Small business owners impacted by Almeda Fire getting grants from United Rotary

MEDFORD, Ore.- United Rotary club’s local fire relief efforts have provided funding to more than 150 small businesses so far. As their efforts wrap up, they are personally handing checks to small business owners who lost so much to the Almeda Fire just over a year ago.

Everyone has a story of how they remember September 8, 2020.

“Initially I see these plumes of smoke and I’m going ‘Oh that won’t be a problem, they’ll take care of that before it gets bigger.’ But then the plumes kept getting bigger. And redder. And I was like ‘Oh… They’re on their way,” explained Nicholas Walsch, owner of local small business NDW Services. He and his family got ahead of the flames by fleeing to the Applegate.

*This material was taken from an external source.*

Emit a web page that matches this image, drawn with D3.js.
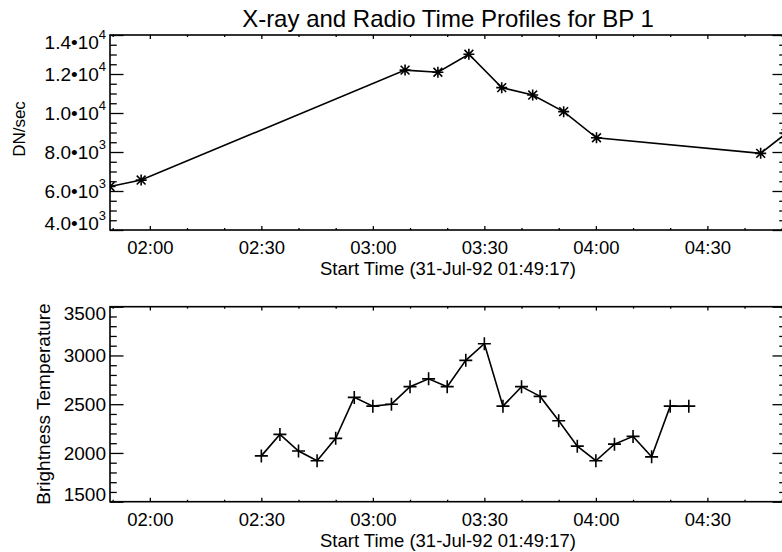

His house survived but others in his life weren’t so lucky.

“My mother-in-law lost her house, my aunt lost her house, and our business was gone,” Walsch said.

He had just expanded his business, NDW Services, to a physical space on Highway 99 but couldn’t even think about rebuilding it.

“It didn’t even really occur to me to start a GoFundMe or anything like, because there were people I needed to help, GoFundMe’s I needed to contribute to,” he said, explaining he felt a sort of guilt focusing on the recovery his business while others struggled. Just over a year later, Rotary Club’s fire relief efforts are helping get his business back in operation.

But, as many Rogue Valley residents know, some didn’t escape the fire.

“I was a one man shop, a print shop, and I had everything set up in my home,” said George Mejia. His print business of 25 years was destroyed with his home- with it went his entire portfolio of work from over the years, as well as all the equipment and tools he had gathered over that time.

“All I heard was on the outside banging on my unit “Get out get out get out!”” he said of the day of the Almeda Fire. With the Rotary funding, he can get a new printer and start to work again.

“I want to rebuild, I want to start again. I still have great clients that hopefully are also starting off again,” he said.

For a over a year, Rotary has been helping small businesses do just that.

The efforts started just days after the fire, and quickly picked up, with $370,000 raised to date.

“We had Rotarians going around talking to folks about what it would take get 100 percent back in business and then the money kept coming in!,” explained Medford Rogue Rotary Member, Paul Christy.

Rotary expanded from personally buying and replacing tools, to giving funds straight to small businesses.

“That’s the rotary way. We want to help individuals and not fund entities,” Christy said.

At the end of this month, United Rotary says it will have about $108,000 dollars left with the goal to distribute all of it by the end of October.